Во всем этом, конечно, по контрасту с нынешними временами тотального рекламного обмана и соблазна, поражала исключительная, почти исповедальная честность названий. Да, невозможно не помянуть и единственный на всю столовую ножик, просверленный в ручке и посредством проволоки крепившийся к длинному проводу, протянутому вдоль всего помещения, и перемещаемый по желанию едоков из одного конца в другой.
Так что, думается, ностальгические образы прошлого вряд ли насыщены подобного рода очаровательно-отталкивающими деталями. Да и вообще, заманчиво оказаться в пушкинскую эпоху, но предпочтительнее в родовитой дворянской петербуржской семье, а не крепостным у какой-нибудь Салтычихи. Да и в советские времена опять-таки прелестно оказаться в московской академической или артистической просторной семейной квартире, а отнюдь не лагерником среди заснеженных пространств Колымы или под надзором КГБ. Или в психушке. Все это понятно.
Не очень понятны самозабвенные (именно что само-забвенные, так как все вполне в пределах еще неотсохшей памяти) сирены, вроде Кургиняна, воспевающие прелести того времени перед лицом мало что помнящей, да и попросту не знающей о том молодежи.
Основной аргумент в пользу преимущественной гуманности советского строя — это некий всеобщий пафос, особенно проявившийся в период великой войны. Ну так ведь неземной пафос и неземное единение было и у другого народа, покорившего всю Европу и с невероятной яростью противостоявшего почти всему, ополчившемуся на него, миру. Да, любовь и верность вождю была не меньшая. Вспоминается некое как бы работавшее во всех ситуациях позднее оправдание: простой и честный член коммунистической партии.
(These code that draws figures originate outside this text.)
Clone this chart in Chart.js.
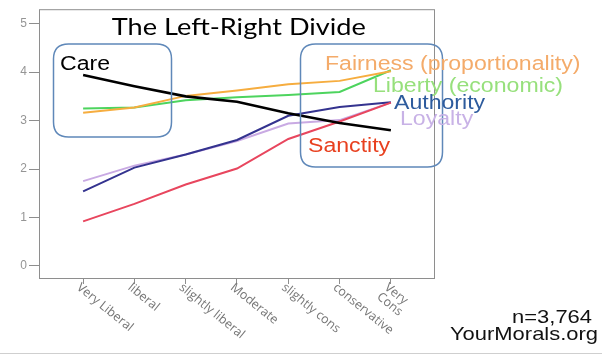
<!DOCTYPE html>
<html><head><meta charset="utf-8">
<script src="https://cdn.jsdelivr.net/npm/chart.js@4/dist/chart.umd.min.js"></script>
<style>html,body{margin:0;padding:0;background:#fff;overflow:hidden}canvas{display:block}</style>
</head><body>
<canvas id="c" width="602" height="355"></canvas>
<script>
const categories = ['Very Liberal','liberal','slightly liberal','Moderate','slightly cons','conservative',['Very','Cons']];
const care      = [3.94,3.71,3.50,3.39,3.15,2.95,2.80];
const fairness  = [3.16,3.27,3.51,3.62,3.75,3.82,4.02];
const liberty   = [3.25,3.27,3.42,3.48,3.53,3.59,4.04];
const sanctity  = [0.92,1.28,1.68,2.01,2.62,2.98,3.37];
const authority = [1.54,2.03,2.30,2.60,3.10,3.28,3.38];
const loyalty   = [1.75,2.07,2.30,2.58,2.94,3.01,3.37];
const yTicks = [0,1,2,3,4,5];
const xTicks = [0,1,2,3,4,5,6];
const titleText = 'The Left-Right Divide';
const sampleText = 'n=3,764';
const sourceText = 'YourMorals.org';

const toPts = arr => arr.map((v,i)=>({x:i,y:v}));
const SX = 1.155;

function sText(ctx, txt, x, y, size, color, align, family, sx){
  ctx.save();
  ctx.font = size + 'px ' + (family || '"Liberation Sans", Arial, sans-serif');
  ctx.fillStyle = color;
  ctx.textBaseline = 'alphabetic';
  ctx.textAlign = align || 'left';
  ctx.translate(x, y);
  ctx.scale(sx || SX, 1);
  ctx.fillText(txt, 0, 0);
  ctx.restore();
}
function rrect(ctx, x1, y1, x2, y2, r){
  ctx.beginPath();
  ctx.moveTo(x1+r, y1);
  ctx.lineTo(x2-r, y1); ctx.quadraticCurveTo(x2, y1, x2, y1+r);
  ctx.lineTo(x2, y2-r); ctx.quadraticCurveTo(x2, y2, x2-r, y2);
  ctx.lineTo(x1+r, y2); ctx.quadraticCurveTo(x1, y2, x1, y2-r);
  ctx.lineTo(x1, y1+r); ctx.quadraticCurveTo(x1, y1, x1+r, y1);
  ctx.closePath();
  ctx.stroke();
}

const deco = {
  id: 'deco',
  beforeDatasetsDraw(chart){
    const ctx = chart.ctx, a = chart.chartArea;
    ctx.save();
    ctx.strokeStyle = '#8e8e8e';
    ctx.lineWidth = 1;
    ctx.strokeRect(a.left + 0.5, a.top + 0.5, a.right - a.left - 1, a.bottom - a.top);
    ctx.restore();
  },
  afterDatasetsDraw(chart){
    const ctx = chart.ctx;
    const xs = chart.scales.x;
    // boxes
    ctx.save();
    ctx.strokeStyle = '#5f88b9';
    ctx.lineWidth = 1.5;
    rrect(ctx, 53.5, 44, 171.5, 137, 15);
    rrect(ctx, 300.5, 44, 442.5, 167, 15);
    ctx.restore();
    // series labels
    sText(ctx, 'Care', 60, 69.5, 20, '#000000');
    sText(ctx, 'Fairness (proportionality)', 325, 69.5, 20, '#f4ab6a');
    sText(ctx, 'Liberty (economic)', 373, 91.5, 20, '#97e07c');
    sText(ctx, 'Loyalty', 400, 124.5, 20, '#c8b2e6');
    sText(ctx, 'Authority', 394, 109, 20, '#2d5b9d');
    sText(ctx, 'Sanctity', 308, 151.5, 20, '#e8401f');
    // title
    ctx.save();
    ctx.font = '23px Lato, sans-serif';
    const tw = ctx.measureText(titleText).width;
    ctx.restore();
    sText(ctx, titleText, 238.8, 35, 23, '#000000', 'center', 'Lato, sans-serif', 254 / tw);
    // footer
    sText(ctx, sampleText, 592, 323, 19, '#111111', 'right');
    sText(ctx, sourceText, 598, 340, 19, '#111111', 'right');
    // x tick labels
    ctx.save();
    ctx.font = '12.5px "Open Sans", sans-serif';
    ctx.fillStyle = '#767676';
    ctx.textBaseline = 'top';
    ctx.textAlign = 'left';
    xTicks.forEach((v, i) => {
      const px = xs.getPixelForValue(v);
      const lab = categories[i];
      const lines = Array.isArray(lab) ? lab : [lab];
      ctx.save();
      ctx.translate(px - 1, 281);
      ctx.rotate(39 * Math.PI / 180);
      lines.forEach((ln, j) => ctx.fillText(ln, 0, j * 12));
      ctx.restore();
    });
    ctx.restore();
    // bottom rule
    ctx.save();
    ctx.strokeStyle = '#cfcfcf';
    ctx.lineWidth = 1;
    ctx.beginPath(); ctx.moveTo(0, 353.5); ctx.lineTo(602, 353.5); ctx.stroke();
    ctx.restore();
  }
};

const ds = (label, data, color, w) => ({label, data: toPts(data), borderColor: color, backgroundColor: color, borderWidth: w || 2, pointRadius: 0, tension: 0, fill: false});

new Chart(document.getElementById('c'), {
  type: 'line',
  data: {
    datasets: [
      ds('Care', care, '#000000', 2.6),
      ds('Fairness (proportionality)', fairness, '#f6ad3f', 2),
      ds('Liberty (economic)', liberty, '#4dd45e', 2),
      ds('Sanctity', sanctity, '#e8465e', 2),
      ds('Authority', authority, '#34338f', 2),
      ds('Loyalty', loyalty, '#c9aae3', 2)
    ]
  },
  options: {
    responsive: false,
    animation: false,
    events: [],
    layout: {padding: {left: 0, top: 8, right: 167, bottom: 0}},
    plugins: {legend: {display: false}, tooltip: {enabled: false}, title: {display: false}},
    scales: {
      x: {
        type: 'linear', min: -0.86, max: 6.86,
        afterBuildTicks: s => { s.ticks = xTicks.map(v => ({value: v})); },
        afterFit: s => { s.height = 77; },
        ticks: {display: false},
        grid: {drawOnChartArea: false, drawTicks: true, tickLength: 6, color: '#8e8e8e'},
        border: {display: false}
      },
      y: {
        type: 'linear', min: -0.25, max: 5.3,
        afterBuildTicks: s => { s.ticks = yTicks.map(v => ({value: v})); },
        afterFit: s => { s.width = 39; },
        ticks: {padding: 2, color: '#959595', font: {family: '"Liberation Sans", Arial, sans-serif', size: 12}, callback: v => String(v)},
        grid: {drawOnChartArea: false, drawTicks: true, tickLength: 10, color: '#8e8e8e'},
        border: {display: false}
      }
    }
  },
  plugins: [deco]
});
</script>
</body></html>
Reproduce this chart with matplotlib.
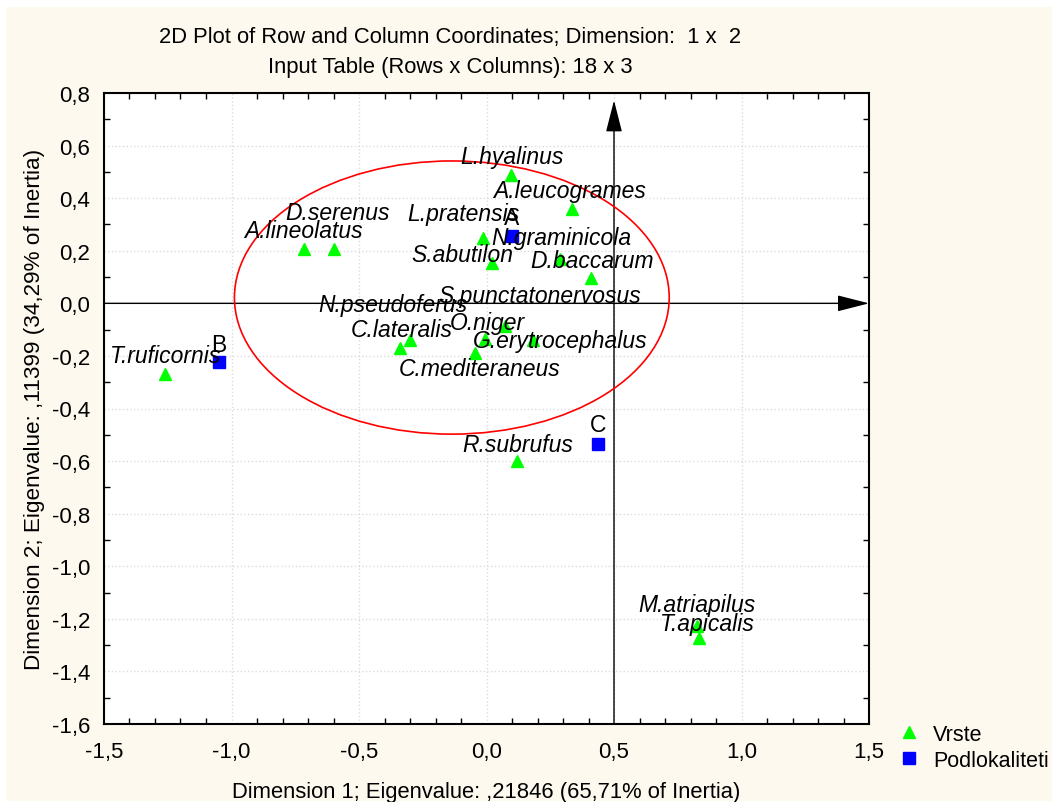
import matplotlib
matplotlib.use("Agg")
import matplotlib.pyplot as plt
from matplotlib.patches import Ellipse, Rectangle
from matplotlib.ticker import MultipleLocator, FuncFormatter

plt.rcParams['font.family'] = ['Liberation Sans', 'DejaVu Sans']

# row coordinates (species)
species = ['L.hyalinus', 'A.leucogrames', 'L.pratensis', 'N.graminicola', 'S.abutilon',
           'D.baccarum', 'D.serenus', 'A.lineolatus', 'S.punctatonervosus', 'N.pseudoferus',
           'C.lateralis', 'O.niger', 'G.erytrocephalus', 'C.mediteraneus', 'T.ruficornis',
           'R.subrufus', 'M.atriapilus', 'T.apicalis']
sp_dim1 = [0.096, 0.335, -0.014, 0.29, 0.02, 0.41, -0.60, -0.716, 0.073, -0.30,
           -0.339, -0.006, 0.182, -0.045, -1.261, 0.12, 0.824, 0.835]
sp_dim2 = [0.49, 0.36, 0.25, 0.17, 0.155, 0.097, 0.205, 0.205, -0.085, -0.138,
           -0.168, -0.134, -0.141, -0.19, -0.27, -0.60, -1.229, -1.274]

# column coordinates (sub-localities)
sites = ['A', 'B', 'C']
site_dim1 = [0.10, -1.049, 0.436]
site_dim2 = [0.257, -0.225, -0.534]

# label offsets in pixels (placement only)
sp_off = [(1, 18), (-2, 18), (-20, 24), (1, 21), (-29, 8), (1, 17), (4, 37), (0, 19),
          (35, 30), (-17, 35), (2, 18), (2, 16), (27, 0), (5, -15), (1, 19), (1, 17),
          (0, 22), (8, 15)]
site_off = [(0, 18), (0, 18), (0, 19)]

fig = plt.figure(figsize=(10.52, 8.03), dpi=100, facecolor='white')
# cream background with a thin white margin at top/left
fig.patches.append(Rectangle((6/1052, 1/803), 1 - 6/1052, 1 - 9/803, transform=fig.transFigure,
                             facecolor='#fdf9ee', edgecolor='none', zorder=0))
ax = fig.add_axes([104/1052, 1 - 725/803, 765/1052, 631/803])
ax.set_zorder(2)
ax.set_facecolor('white')

ax.set_xlim(-1.5, 1.5)
ax.set_ylim(-1.6, 0.8)
ax.xaxis.set_major_locator(MultipleLocator(0.5))
ax.xaxis.set_minor_locator(MultipleLocator(0.1))
ax.yaxis.set_major_locator(MultipleLocator(0.2))
ax.yaxis.set_minor_locator(MultipleLocator(0.1))
fmt = FuncFormatter(lambda v, p: ('%.1f' % v).replace('.', ',').replace('-0,0', '0,0'))
ax.xaxis.set_major_formatter(fmt)
ax.yaxis.set_major_formatter(fmt)
ax.tick_params(which='both', direction='in', top=True, right=True, labelsize=16)
ax.tick_params(axis='x', which='major', length=0, pad=12)
ax.tick_params(axis='y', which='major', length=0, pad=10)
ax.tick_params(which='minor', length=4, width=1)
ax.grid(True, which='major', color='#dcdcdc', linestyle=':', linewidth=1)
for s in ax.spines.values():
    s.set_linewidth(1.5)

# reference axes with arrows
arrow = dict(arrowstyle='-|>,head_length=1.1,head_width=0.28', color='black',
             lw=1, mutation_scale=18, shrinkA=0, shrinkB=0)
ax.annotate('', xy=(1.5, 0), xytext=(-1.5, 0), arrowprops=arrow)
ax.annotate('', xy=(0.5, 0.772), xytext=(0.5, -1.6), arrowprops=arrow)

ax.add_patch(Ellipse((-0.136, 0.022), 1.705, 1.039, fill=False, edgecolor='red', lw=1.2, zorder=3))

ax.plot(sp_dim1, sp_dim2, '^', color='#00ff00', markersize=9, linestyle='none',
        label='Vrste', zorder=4)
ax.plot(site_dim1, site_dim2, 's', color='#0000ff', markersize=8, linestyle='none',
        label='Podlokaliteti', zorder=4)

for name, x, y, off in zip(species, sp_dim1, sp_dim2, sp_off):
    ax.annotate(name, (x, y), xytext=off, textcoords='offset pixels', ha='center', va='center',
                fontsize=16.5, style='italic', zorder=5)
for name, x, y, off in zip(sites, site_dim1, site_dim2, site_off):
    ax.annotate(name, (x, y), xytext=off, textcoords='offset pixels', ha='center', va='center',
                fontsize=16.5, zorder=5)

ax.set_xlabel('Dimension 1; Eigenvalue: ,21846 (65,71% of Inertia)', fontsize=15.8, labelpad=14)
ax.set_ylabel('Dimension 2; Eigenvalue: ,11399 (34,29% of Inertia)', fontsize=16.2, labelpad=5)

fig.text(450/1052, 1 - 37/803, '2D Plot of Row and Column Coordinates; Dimension:  1 x  2',
         ha='center', va='center', fontsize=15.8)
fig.text(450/1052, 1 - 68/803, 'Input Table (Rows x Columns): 18 x 3',
         ha='center', va='center', fontsize=15.8)

fig.legend(loc='upper left', bbox_to_anchor=(890/1052, 1 - 716/803), frameon=False,
           fontsize=15.5, handlelength=1.0, handletextpad=0.6, labelspacing=0.25, borderaxespad=0)

fig.savefig('out.png', dpi=100, facecolor=fig.get_facecolor())
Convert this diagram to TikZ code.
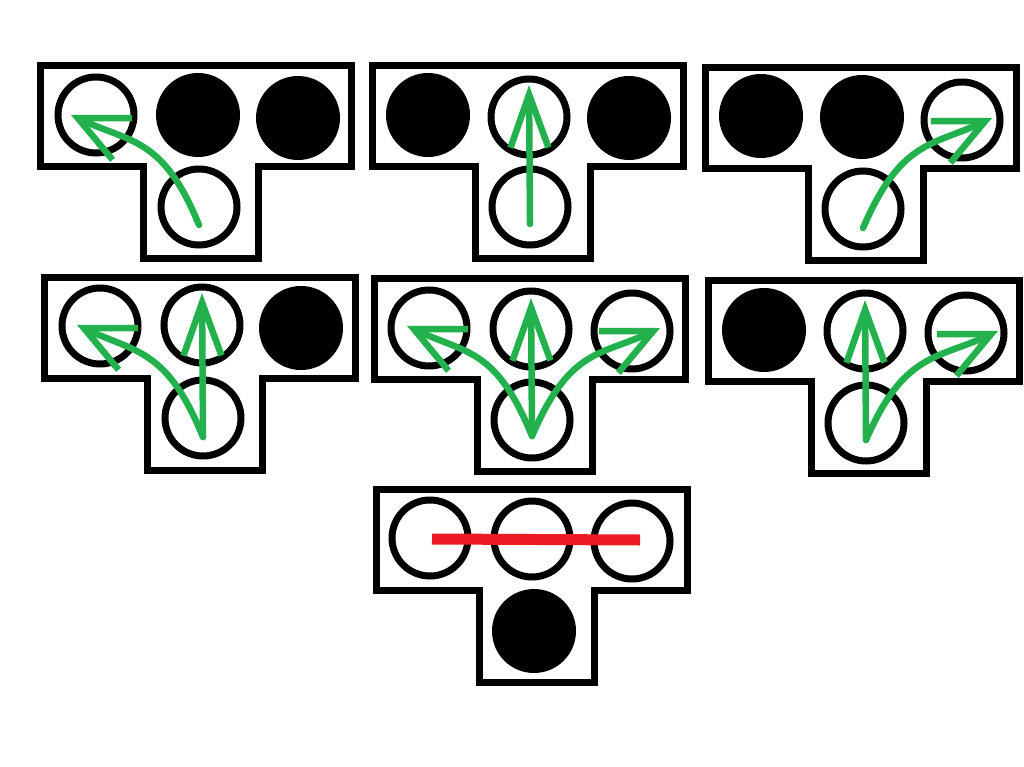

Однако, если подумать и примериться, тот же аргумент, перенесенный на другую почву, звучит как-то странновато: честный и простой член фашистской партии.
И, естественно, надо понимать, что неоднократно поминаемые во всех диспутах как неотразимые аргументы бесплатное образование и медицина (кстати, сами по себе не подлежащие сомнению в их социальной полезности) подавались, так сказать, в комплексе со всем остальным. (Наподобие ныне уже и не припоминаемых комплексных продуктовых наборов, куда помимо необходимых и трудно добываемых масла, колбасы и пр. включались и абсолютно не нужные вам, скажем, какие- то крупы. Но выбирать не приходилось — все продавалось только в едином комплексе.)
То есть, повторимся, нужна элементарная осведомленность и социокультурная вменяемость. А там уж и выбирай, что тебе больше приглянется, особенно в виде шляпки или песенки. Кто против? Я — нет.